|Nea's Midsummer 2012 @Merimasku|
|Photo: Esko Keski-Oja|
This info is from Wikipedia:
Before 1316, the summer solstice was called Ukon juhla, after the Finnish god Ukko. After the celebrations were Christianized, the holiday became known as juhannus after John the Baptist (Finnish: Johannes Kastaja).
Since 1955, the holiday has always been on a Saturday (between June 20 and June 26). Earlier it was always on June 24. Many of the celebrations of midsummer take place on midsummer eve, when many workplaces are closed and shops must close their doors at noon.
In the Finnish midsummer celebration bonfires (Finnish: Kokko) are very common and are burnt at lakesides and by the sea. Often young birch trees (Finnish: koivu) are placed on either side of the front door to welcome visitors. Swedish-speaking Finns often celebrate by erecting a midsummer maypole (Finnish: Juhannussalko, Swedish: midsommarstång, majstång).
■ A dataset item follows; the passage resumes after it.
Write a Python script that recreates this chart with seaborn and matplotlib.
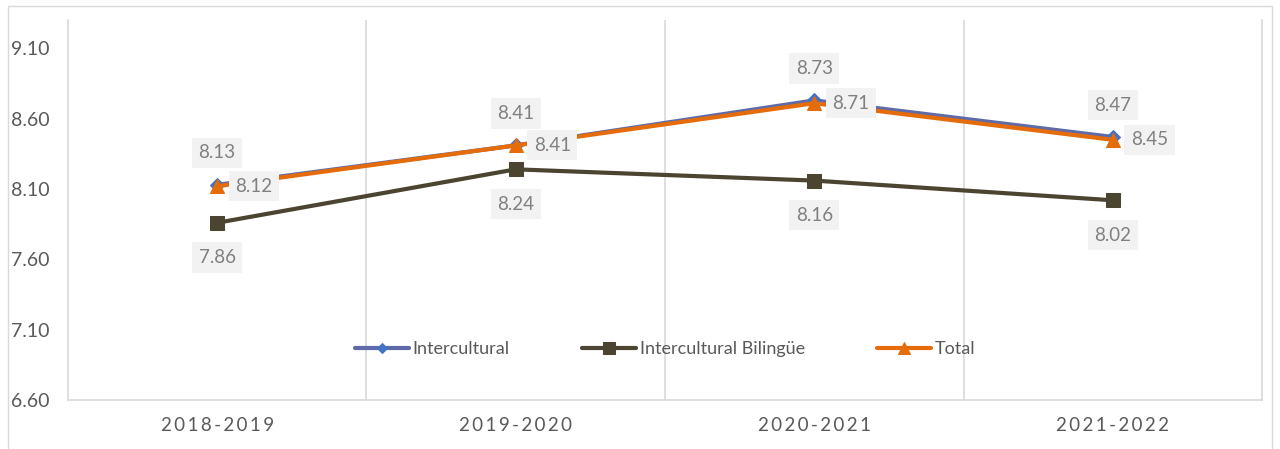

In folk magic, midsummer was a very potent night and the time for many small rituals, mostly for young maidens seeking suitors and fertility (Nea's note: This is mostly "a joke" nowadays :D). An important feature of the midsummer in Finland is the white night and the midnight sun. Because of Finland's location spanning around the Arctic Circle the nights near the midsummer day are short or non-existent. This gives a great contrast to the darkness of the winter time. The temperature can vary between 0 °C and +30 °C, with an average of about 20 °C in the South.
Many Finns leave the cities for Midsummer and spend time in the countryside. Nowadays many spend a few days there, and some Finns (who do not travel abroad) take their whole vacation in a cottage. Rituals include bonfires, cookouts, a sauna and spending time together. Heavy drinking is also associated with the Finnish midsummer.
Many music festivals of all sizes are organized on the Midsummer weekend. It is also common to start summer holidays on Midsummer day. For many families the Midsummer is the time when they move to the countryside to their summer cottage by the sea or lake. Midsummerday is also the Day of the Finnish Flag. The flag is hoisted at 6 pm on Midsummer eve and flown all night till 9 pm the following evening.
A few years ago we spent our Juhannus in Cyprus :D It was fun, because the hotel was only for Scandinavians and we had a Swedish Midsummer fest there. From Wikipedia:
Raising and dancing around a maypole (majstång or midsommarstång) is an activity that attracts families and many others. Before the maypole is raised, greens and flowers are collected and used to cover the entire pole. People dancing around the pole listen to traditional music and sing songs such as Små grodorna associated with the holiday. Some wear traditional folk costumes or crowns made of wild springs and wildflowers on their heads.